Hull businesses want compensation for 'year-long massive loss of trade'

By Hull Daily Mail | Posted: 7 Apr 2017

The Federation of Small Businesses (FSB) is calling on Hull City Council to compensate traders whose businesses have been hard hit by "disruptive" street works.

The East Yorkshire branch of the FSB says jobs and livelihoods are hanging in the balance because of the ongoing public realm works.

They have now launched a petition calling on the council to reimburse some of the money businesses have forked out in rates after enduring what they call a "year-long massive loss of trade".

Branch chairman John Olivant said: "Jobs and livelihoods have been placed in jeopardy for over a year as footfall in many town centre shops has fallen to unsustainable levels.

"We appreciate the need for redevelopment in readiness for the 2017 City of Culture, but the burden of lost trade should be borne by the city as a whole rather than on individual traders."

Business rates are collected by the council based on figures set by the Valuation Office Agency (VOA), which is part of HMRC. The council hands the money to the Treasury, which then redistributes it, with local authorities receiving 50 per cent of the amount collected.

In May, a number of city centre businesses effected by the works were gifted a business rate reduction by the VOA, which the council estimate was between 10 and 18 per cent.

Mark Harris of Brookes Menswear in King Edward Street said: "I have been here 14 years. For the past year I have been had to put at least £20,000 my own money into the business – if I hadn't then the business would not be here anymore, I would have shut at Christmas.

"The works have decimated trade. A 10 per cent rate relief is not even a drop in the ocean, the council should compensate us for the full amount we have paid.

"It is not just me, other traders are in the same position. I understand the works need to be done to improve the city centre. It will look better once the work is complete, but one year of poor trade can wipe out 14 years of hard work."

In July, Eden in Prospect Street was forced to close its doors due to lack of footfall.

Traders who ran the store said they had recorded a 50 per cent reduction in footfall since the council began its public realm improvements.

Eve Lomax, a sole trader and one of 33 contributors to the shop, said at the time the works had "decimated" the business.

She said: "The construction work in the area has massively reduced our footfall, which is worse when you think we are paying a higher rate than most other city shops to be in a high-footfall area."

Eden was the third shop to close in the street in a matter of months.

However, a spokeswoman for the council pointed out the council does not control business rates.

She said: "We are obliged to collect Business Rates based on the set rateable values, and can only collect a reduced amount in the event that the VOA reduce a rateable value either permanently or temporarily.

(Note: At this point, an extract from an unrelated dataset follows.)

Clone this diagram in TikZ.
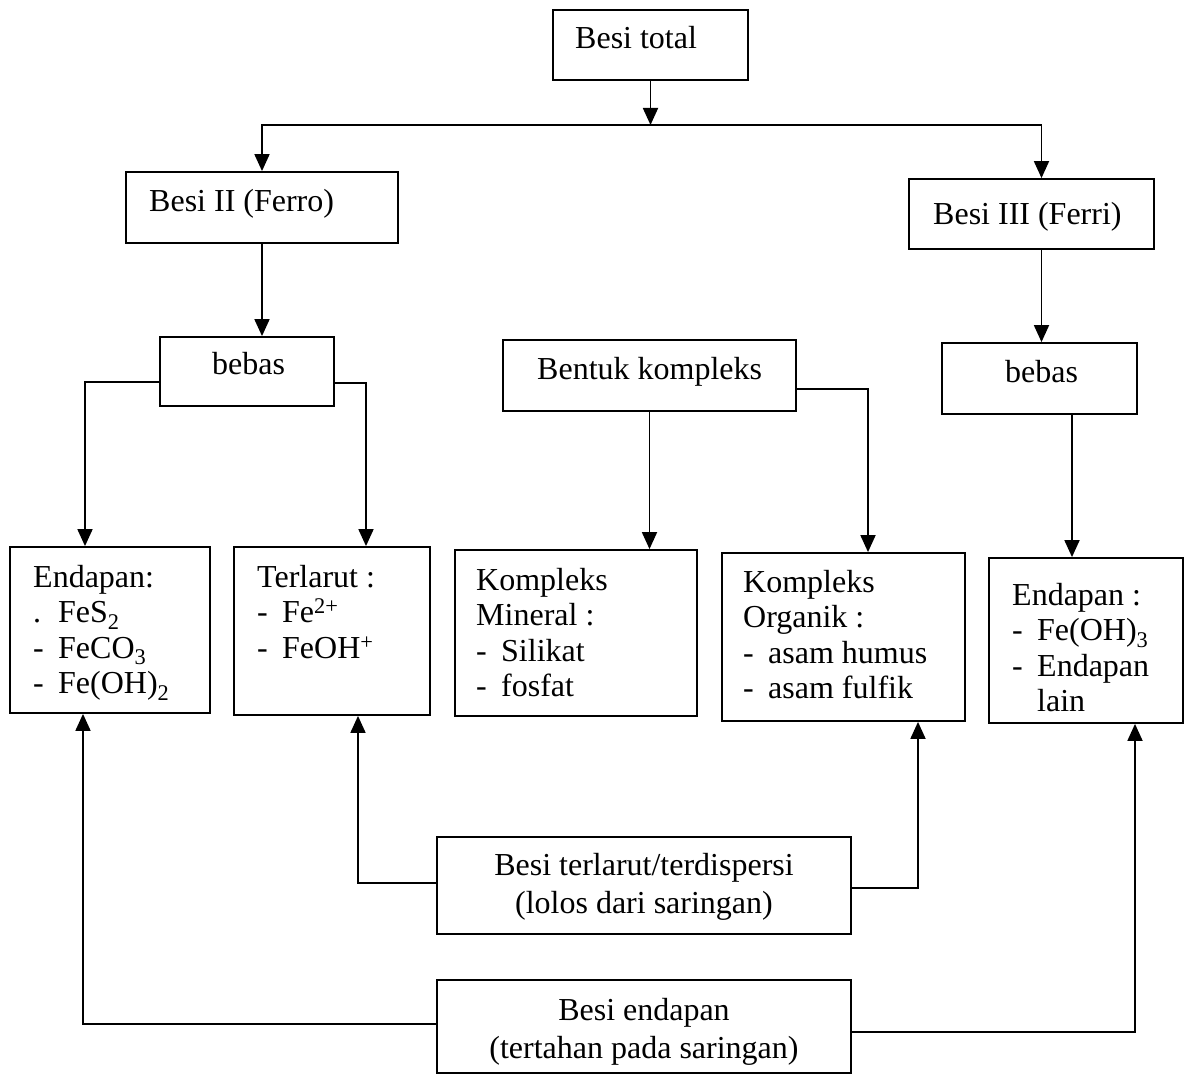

"There have been approximately 150 reductions in rateable value as a result of the appeals regrading the public realm works. The amount of reduction varies but is generally between 15 per cent and 18 per cent.

"The 50 per cent of the business rates we get back is one of our fundamental income streams that forms the council's base budge, which is for core council services, such as adult social care, waste, and highways."